Taking care of children in crisis situations

What we learned from the catastrophic flooding in Croatia and the region

Marina Knežević Barišić
Ariana (11) u igraonici Ganja u Gunji
UNICEF/Knežević Barišić
09 September 2019

Arianna (11) and Leon (6) visit the play centre Ganja in Gunja, whose work is supported by UNICEF. They spend quality time there and every day they learn something new and useful. Arianna spends a lot of time in Ganja: “I arrive at Ganja at around 10, I stay there until 1 pm and then I go home. I am bored at home, so I go to Ganja again. I always come to Ganja when I’m bored, because it is nice here, and I just love to draw. I like to read, too, and the book I like the most is “Sleeping Beauty”. I have four sisters, I’m the fifth, and my brother is number six.” Arianna tells us all this in a single breath. Leon also often visits Ganja. When we visited, they were learning how to protect themselves from fire. Leon and all the other children have learned how to prevent fire through their behaviour, but also what can cause fire. “There can be a fire if you go to the store and leave the oven on. You return and there is a fire. Then we have to call the firemen on 112 or 193,” Leon tells us. Both Arianna and Leon visit Ganja daily.
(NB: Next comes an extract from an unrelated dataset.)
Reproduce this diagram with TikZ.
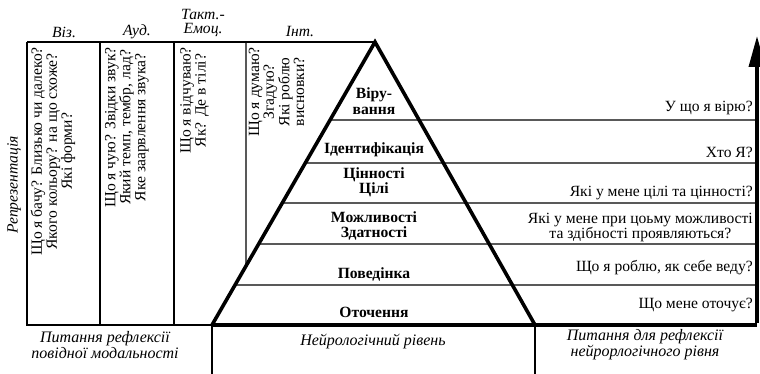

mali dječak u igraonici Ganja u Gunji
UNICEF/Knežević Barišić

 After this part of the country was exposed to unprecedented flooding, Ganja was a refuge for children who needed a safe place to play while their region fought the consequences of this big natural disaster. Arianna remembers the flooding well. “We were at home and we knew nothing. Dad thought that there would only be a little water, but then my uncle called and told mum we had to leave the house. Dad saw the water coming and we got on a bus. It was horrible to see water coming. When we returned home, everything was full of mud. We all helped clean up. For a long time, we lived in a container settlement.” Children in Gunja were forced to learn a lot about flooding.

“Flooding happens when the dam breaks and then there is a flood. Then it looks like a bathtub, only it is bigger than a little bathtub. Then firemen pump water, I saw them do it. And you have to fill the dam with gravel, so that the water cannot enter. There was flooding here in Gunja. It was horrible, but not too much. I was safe. I went to sleep in Zagreb,” six-year-old Leon told us. He also told us proudly that he knew a lot about earthquakes, too: “It’s when the earth shakes and then the paths or roads break. They can be fixed with tape when they break. Sometimes there is thunder before an earthquake. I saw it on TV, in a cartoon. It was not horrible because it was only a cartoon, but in Japan there are earthquakes and people must be afraid there. There are no earthquakes here.”

igračka u igraonici
UNICEF/Knežević Barišić

Still, the same as flooding, earthquakes and numerous other disasters (droughts, violent storms, landslides and other catastrophes) can happen in Croatia, too. In order to make sure that in such situations the most vulnerable amongst us are also the most strengthened group, we launch educational activities to prepare children for crisis situations, so that they know how to protect and save themselves. Natural catastrophes happen, but how we react is our responsibility. By learning about risks, protection and rescue, dangers can be reduced and we and others can be protected.